-- start Data segment --
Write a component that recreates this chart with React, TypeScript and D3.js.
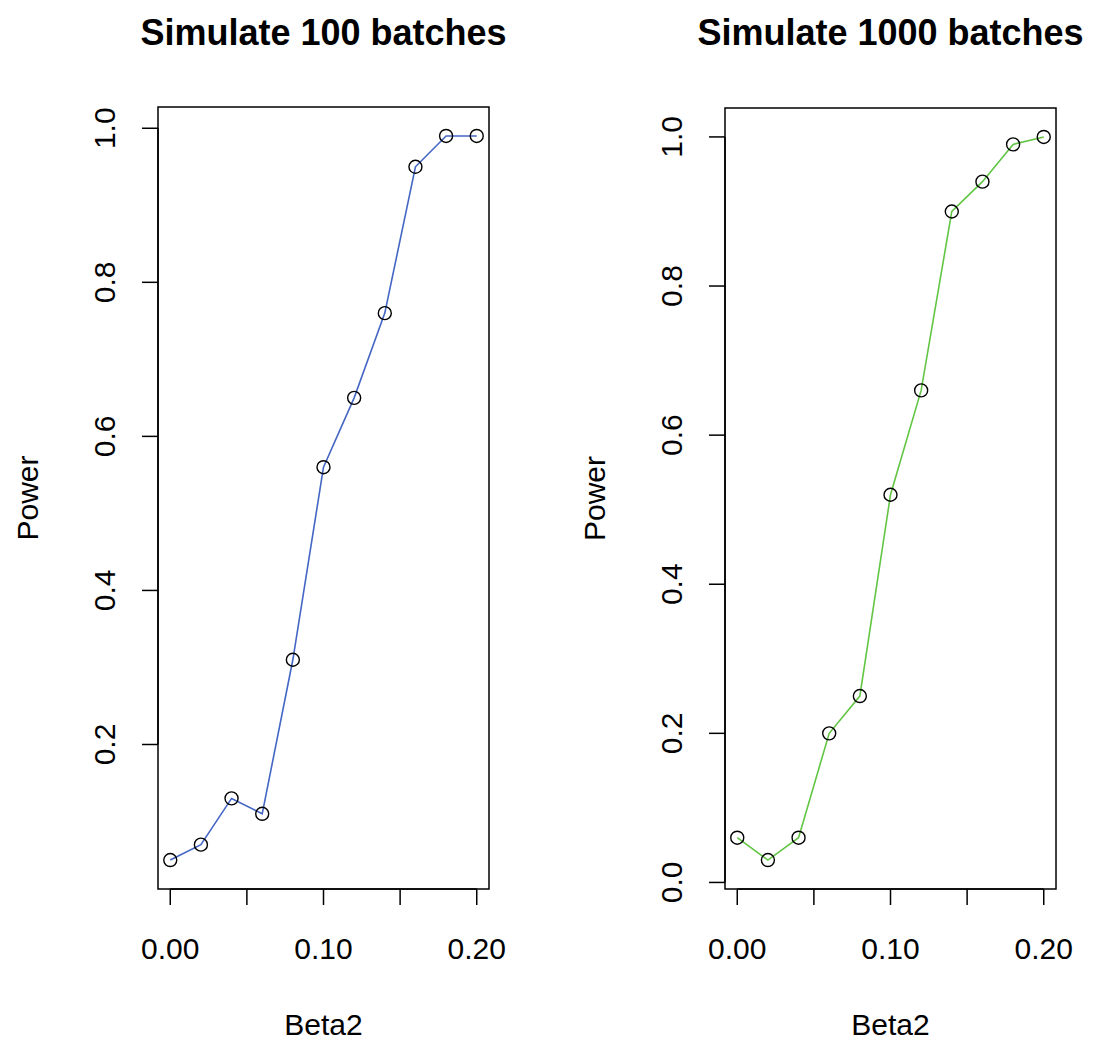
import React from 'react';
import * as d3 from 'd3';

// beta2 values shared by both panels
const beta2 = [0, 0.02, 0.04, 0.06, 0.08, 0.1, 0.12, 0.14, 0.16, 0.18, 0.2];
const power100 = [0.05, 0.07, 0.13, 0.11, 0.31, 0.56, 0.65, 0.76, 0.95, 0.99, 0.99];
const power1000 = [0.06, 0.03, 0.06, 0.2, 0.25, 0.52, 0.66, 0.9, 0.94, 0.99, 1.0];
const xTicks = [0, 0.05, 0.1, 0.15, 0.2];
const xTickLabels = ['0.00', '', '0.10', '', '0.20'];
const yTicks100 = [0.2, 0.4, 0.6, 0.8, 1.0];
const yTicks1000 = [0.0, 0.2, 0.4, 0.6, 0.8, 1.0];

const W = 1099;
const H = 1042;
const FONT = '"Liberation Sans", Arial, sans-serif';

// R style: extend range by 4% on each side
const padDomain = (vals) => {
    const [lo, hi] = d3.extent(vals);
    const e = (hi - lo) * 0.04;
    return [lo - e, hi + e];
};

function Panel({ left, right, top, bottom, title, values, yTicks, color }) {
    const x = d3.scaleLinear().domain(padDomain(beta2)).range([left, right]);
    const y = d3.scaleLinear().domain(padDomain(values)).range([bottom, top]);
    const pts = beta2.map((b, i) => [b, values[i]]);
    const line = d3
        .line()
        .x((d) => x(d[0]))
        .y((d) => y(d[1]));
    const cx = (left + right) / 2;
    const cy = (top + bottom) / 2;
    const tick = 16;

    return (
        <g fontFamily={FONT} fill="#000">
            <text x={cx} y={45} textAnchor="middle" fontSize={36} fontWeight="bold">
                {title}
            </text>
            <rect
                x={left}
                y={top}
                width={right - left}
                height={bottom - top}
                fill="none"
                stroke="#000"
                strokeWidth={1.5}
            />
            {/* x axis */}
            <line
                x1={x(xTicks[0])}
                x2={x(xTicks[xTicks.length - 1])}
                y1={bottom}
                y2={bottom}
                stroke="#000"
                strokeWidth={1.5}
            />
            {xTicks.map((t, i) => (
                <g key={'x' + i}>
                    <line x1={x(t)} x2={x(t)} y1={bottom} y2={bottom + tick} stroke="#000" strokeWidth={1.5} />
                    <text x={x(t)} y={bottom + 70} textAnchor="middle" fontSize={30}>
                        {xTickLabels[i]}
                    </text>
                </g>
            ))}
            <text x={cx} y={bottom + 146} textAnchor="middle" fontSize={30}>
                Beta2
            </text>
            {/* y axis */}
            <line
                x1={left}
                x2={left}
                y1={y(yTicks[0])}
                y2={y(yTicks[yTicks.length - 1])}
                stroke="#000"
                strokeWidth={1.5}
            />
            {yTicks.map((t, i) => (
                <g key={'y' + i}>
                    <line x1={left - tick} x2={left} y1={y(t)} y2={y(t)} stroke="#000" strokeWidth={1.5} />
                    <text
                        transform={`translate(${left - 43},${y(t)}) rotate(-90)`}
                        textAnchor="middle"
                        fontSize={30}
                    >
                        {t.toFixed(1)}
                    </text>
                </g>
            ))}
            <text
                transform={`translate(${left - 120},${cy}) rotate(-90)`}
                textAnchor="middle"
                fontSize={30}
            >
                Power
            </text>
            <path d={line(pts)} fill="none" stroke={color} strokeWidth={1.6} />
            {pts.map((d, i) => (
                <circle
                    key={'p' + i}
                    cx={x(d[0])}
                    cy={y(d[1])}
                    r={6.5}
                    fill="none"
                    stroke="#000"
                    strokeWidth={1.4}
                />
            ))}
        </g>
    );
}

export default function App() {
    return (
        <svg
            width={W}
            height={H}
            viewBox={`0 0 ${W} ${H}`}
            style={{ position: 'absolute', left: 0, top: 0, background: '#fff' }}
        >
            <rect width={W} height={H} fill="#fff" />
            <Panel
                left={158}
                right={489}
                top={107}
                bottom={889}
                title="Simulate 100 batches"
                values={power100}
                yTicks={yTicks100}
                color="#4466c4"
            />
            <Panel
                left={725}
                right={1056}
                top={108}
                bottom={889}
                title="Simulate 1000 batches"
                values={power1000}
                yTicks={yTicks1000}
                color="#62c544"
            />
        </svg>
    );
}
-- end Data segment --
Given instruction:
Without the pictures, repeat the listing above exactly.

The output:
Write a component that recreates this chart with React, TypeScript and D3.js.
import React from 'react';
import * as d3 from 'd3';

// beta2 values shared by both panels
const beta2 = [0, 0.02, 0.04, 0.06, 0.08, 0.1, 0.12, 0.14, 0.16, 0.18, 0.2];
const power100 = [0.05, 0.07, 0.13, 0.11, 0.31, 0.56, 0.65, 0.76, 0.95, 0.99, 0.99];
const power1000 = [0.06, 0.03, 0.06, 0.2, 0.25, 0.52, 0.66, 0.9, 0.94, 0.99, 1.0];
const xTicks = [0, 0.05, 0.1, 0.15, 0.2];
const xTickLabels = ['0.00', '', '0.10', '', '0.20'];
const yTicks100 = [0.2, 0.4, 0.6, 0.8, 1.0];
const yTicks1000 = [0.0, 0.2, 0.4, 0.6, 0.8, 1.0];

const W = 1099;
const H = 1042;
const FONT = '"Liberation Sans", Arial, sans-serif';

// R style: extend range by 4% on each side
const padDomain = (vals) => {
    const [lo, hi] = d3.extent(vals);
    const e = (hi - lo) * 0.04;
    return [lo - e, hi + e];
};

function Panel({ left, right, top, bottom, title, values, yTicks, color }) {
    const x = d3.scaleLinear().domain(padDomain(beta2)).range([left, right]);
    const y = d3.scaleLinear().domain(padDomain(values)).range([bottom, top]);
    const pts = beta2.map((b, i) => [b, values[i]]);
    const line = d3
        .line()
        .x((d) => x(d[0]))
        .y((d) => y(d[1]));
    const cx = (left + right) / 2;
    const cy = (top + bottom) / 2;
    const tick = 16;

    return (
        <g fontFamily={FONT} fill="#000">
            <text x={cx} y={45} textAnchor="middle" fontSize={36} fontWeight="bold">
                {title}
            </text>
            <rect
                x={left}
                y={top}
                width={right - left}
                height={bottom - top}
                fill="none"
                stroke="#000"
                strokeWidth={1.5}
            />
            {/* x axis */}
            <line
                x1={x(xTicks[0])}
                x2={x(xTicks[xTicks.length - 1])}
                y1={bottom}
                y2={bottom}
                stroke="#000"
                strokeWidth={1.5}
            />
            {xTicks.map((t, i) => (
                <g key={'x' + i}>
                    <line x1={x(t)} x2={x(t)} y1={bottom} y2={bottom + tick} stroke="#000" strokeWidth={1.5} />
                    <text x={x(t)} y={bottom + 70} textAnchor="middle" fontSize={30}>
                        {xTickLabels[i]}
                    </text>
                </g>
            ))}
            <text x={cx} y={bottom + 146} textAnchor="middle" fontSize={30}>
                Beta2
            </text>
            {/* y axis */}
            <line
                x1={left}
                x2={left}
                y1={y(yTicks[0])}
                y2={y(yTicks[yTicks.length - 1])}
                stroke="#000"
                strokeWidth={1.5}
            />
            {yTicks.map((t, i) => (
                <g key={'y' + i}>
                    <line x1={left - tick} x2={left} y1={y(t)} y2={y(t)} stroke="#000" strokeWidth={1.5} />
                    <text
                        transform={`translate(${left - 43},${y(t)}) rotate(-90)`}
                        textAnchor="middle"
                        fontSize={30}
                    >
                        {t.toFixed(1)}
                    </text>
                </g>
            ))}
            <text
                transform={`translate(${left - 120},${cy}) rotate(-90)`}
                textAnchor="middle"
                fontSize={30}
            >
                Power
            </text>
            <path d={line(pts)} fill="none" stroke={color} strokeWidth={1.6} />
            {pts.map((d, i) => (
                <circle
                    key={'p' + i}
                    cx={x(d[0])}
                    cy={y(d[1])}
                    r={6.5}
                    fill="none"
                    stroke="#000"
                    strokeWidth={1.4}
                />
            ))}
        </g>
    );
}

export default function App() {
    return (
        <svg
            width={W}
            height={H}
            viewBox={`0 0 ${W} ${H}`}
            style={{ position: 'absolute', left: 0, top: 0, background: '#fff' }}
        >
            <rect width={W} height={H} fill="#fff" />
            <Panel
                left={158}
                right={489}
                top={107}
                bottom={889}
                title="Simulate 100 batches"
                values={power100}
                yTicks={yTicks100}
                color="#4466c4"
            />
            <Panel
                left={725}
                right={1056}
                top={108}
                bottom={889}
                title="Simulate 1000 batches"
                values={power1000}
                yTicks={yTicks1000}
                color="#62c544"
            />
        </svg>
    );
}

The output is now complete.